* **SOURCE DATA**
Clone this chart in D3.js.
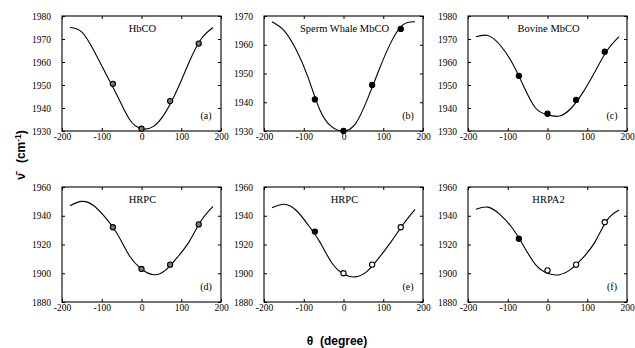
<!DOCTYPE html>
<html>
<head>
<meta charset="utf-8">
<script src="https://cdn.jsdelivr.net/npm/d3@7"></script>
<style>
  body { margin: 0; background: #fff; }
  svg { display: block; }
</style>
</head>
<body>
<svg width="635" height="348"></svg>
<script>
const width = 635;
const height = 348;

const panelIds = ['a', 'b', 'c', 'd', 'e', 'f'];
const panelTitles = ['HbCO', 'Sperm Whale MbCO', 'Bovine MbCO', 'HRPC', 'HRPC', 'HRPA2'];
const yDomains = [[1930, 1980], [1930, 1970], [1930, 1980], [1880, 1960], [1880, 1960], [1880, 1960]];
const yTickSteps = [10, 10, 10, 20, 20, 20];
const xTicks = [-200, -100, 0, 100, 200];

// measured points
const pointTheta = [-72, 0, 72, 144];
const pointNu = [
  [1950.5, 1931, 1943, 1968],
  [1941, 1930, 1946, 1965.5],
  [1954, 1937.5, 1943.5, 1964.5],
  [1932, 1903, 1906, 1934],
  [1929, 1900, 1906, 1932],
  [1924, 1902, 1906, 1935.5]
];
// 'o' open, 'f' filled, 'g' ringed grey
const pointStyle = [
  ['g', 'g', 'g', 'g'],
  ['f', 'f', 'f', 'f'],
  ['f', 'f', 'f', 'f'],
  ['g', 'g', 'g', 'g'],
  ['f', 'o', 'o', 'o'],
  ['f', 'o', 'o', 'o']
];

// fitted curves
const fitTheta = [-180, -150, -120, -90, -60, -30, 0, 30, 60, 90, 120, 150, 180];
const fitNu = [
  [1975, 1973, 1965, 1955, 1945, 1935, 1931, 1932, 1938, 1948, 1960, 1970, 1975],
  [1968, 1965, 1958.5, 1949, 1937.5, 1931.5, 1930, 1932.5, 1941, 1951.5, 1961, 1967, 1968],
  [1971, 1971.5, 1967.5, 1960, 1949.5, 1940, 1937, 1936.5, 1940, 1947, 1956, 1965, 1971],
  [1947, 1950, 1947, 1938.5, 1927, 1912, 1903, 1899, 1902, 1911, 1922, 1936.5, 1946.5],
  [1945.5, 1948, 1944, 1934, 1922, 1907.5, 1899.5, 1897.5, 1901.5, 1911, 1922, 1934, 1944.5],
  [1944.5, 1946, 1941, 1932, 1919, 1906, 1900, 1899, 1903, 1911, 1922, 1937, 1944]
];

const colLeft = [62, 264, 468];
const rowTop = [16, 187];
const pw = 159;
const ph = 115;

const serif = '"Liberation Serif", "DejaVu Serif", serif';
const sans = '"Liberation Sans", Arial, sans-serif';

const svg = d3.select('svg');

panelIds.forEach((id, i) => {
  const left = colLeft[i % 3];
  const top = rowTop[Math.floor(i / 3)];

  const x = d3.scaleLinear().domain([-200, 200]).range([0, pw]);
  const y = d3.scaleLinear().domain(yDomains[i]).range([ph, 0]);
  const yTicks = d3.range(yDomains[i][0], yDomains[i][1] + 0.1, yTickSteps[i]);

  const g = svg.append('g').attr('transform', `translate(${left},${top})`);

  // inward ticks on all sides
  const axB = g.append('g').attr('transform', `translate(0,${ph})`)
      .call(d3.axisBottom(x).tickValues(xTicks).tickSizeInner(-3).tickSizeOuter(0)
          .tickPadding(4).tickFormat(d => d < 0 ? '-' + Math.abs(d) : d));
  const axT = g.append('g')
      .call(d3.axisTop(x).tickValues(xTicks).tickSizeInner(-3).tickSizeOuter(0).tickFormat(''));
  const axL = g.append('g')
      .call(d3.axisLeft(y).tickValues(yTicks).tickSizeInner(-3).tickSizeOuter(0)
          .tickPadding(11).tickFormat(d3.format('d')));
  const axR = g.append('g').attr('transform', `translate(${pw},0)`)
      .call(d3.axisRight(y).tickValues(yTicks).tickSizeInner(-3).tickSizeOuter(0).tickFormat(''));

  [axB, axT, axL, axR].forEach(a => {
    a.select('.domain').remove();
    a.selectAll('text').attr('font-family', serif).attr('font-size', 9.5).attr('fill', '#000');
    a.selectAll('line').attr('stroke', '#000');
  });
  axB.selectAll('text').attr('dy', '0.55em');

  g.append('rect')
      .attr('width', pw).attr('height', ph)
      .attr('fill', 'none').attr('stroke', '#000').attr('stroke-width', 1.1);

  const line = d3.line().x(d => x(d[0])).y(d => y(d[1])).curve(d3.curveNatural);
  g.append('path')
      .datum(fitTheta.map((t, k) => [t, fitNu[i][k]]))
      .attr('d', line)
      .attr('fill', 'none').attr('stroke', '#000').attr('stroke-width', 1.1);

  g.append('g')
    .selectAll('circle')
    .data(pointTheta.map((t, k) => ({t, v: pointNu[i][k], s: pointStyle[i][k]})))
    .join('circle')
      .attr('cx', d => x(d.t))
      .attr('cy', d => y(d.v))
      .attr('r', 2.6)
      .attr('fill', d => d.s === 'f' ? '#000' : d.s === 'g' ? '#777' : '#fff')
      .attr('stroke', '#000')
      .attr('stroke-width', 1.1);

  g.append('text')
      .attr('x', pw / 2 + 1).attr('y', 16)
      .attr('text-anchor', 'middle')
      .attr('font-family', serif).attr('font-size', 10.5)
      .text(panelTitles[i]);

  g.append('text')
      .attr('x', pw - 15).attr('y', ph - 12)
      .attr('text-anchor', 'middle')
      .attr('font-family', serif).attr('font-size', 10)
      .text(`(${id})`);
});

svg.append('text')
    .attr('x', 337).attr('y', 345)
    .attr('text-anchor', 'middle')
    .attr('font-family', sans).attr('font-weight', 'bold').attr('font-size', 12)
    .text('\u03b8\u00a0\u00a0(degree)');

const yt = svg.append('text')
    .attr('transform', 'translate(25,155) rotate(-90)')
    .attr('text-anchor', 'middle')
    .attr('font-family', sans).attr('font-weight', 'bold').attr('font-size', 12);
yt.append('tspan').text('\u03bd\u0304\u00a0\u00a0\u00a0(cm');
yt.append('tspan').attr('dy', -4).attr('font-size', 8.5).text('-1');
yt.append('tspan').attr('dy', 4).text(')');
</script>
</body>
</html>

---

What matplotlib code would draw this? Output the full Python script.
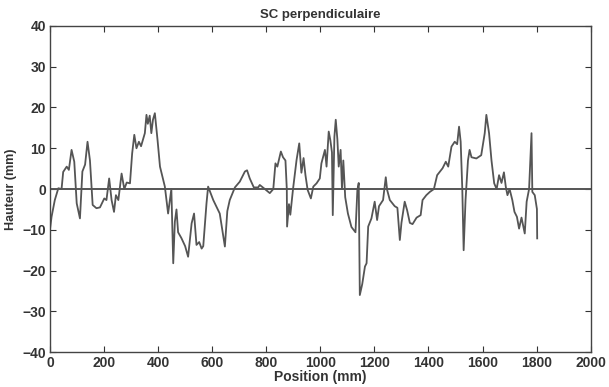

* **WRITTEN EXERCISE**
Give again the lines from "Clone this chart in D3.js." to "const height = 348;" exactly, both of those lines included, and do not include any pictures.

* **WRITTEN RESPONSE**
Clone this chart in D3.js.
<!DOCTYPE html>
<html>
<head>
<meta charset="utf-8">
<script src="https://cdn.jsdelivr.net/npm/d3@7"></script>
<style>
  body { margin: 0; background: #fff; }
  svg { display: block; }
</style>
</head>
<body>
<svg width="635" height="348"></svg>
<script>
const width = 635;
const height = 348;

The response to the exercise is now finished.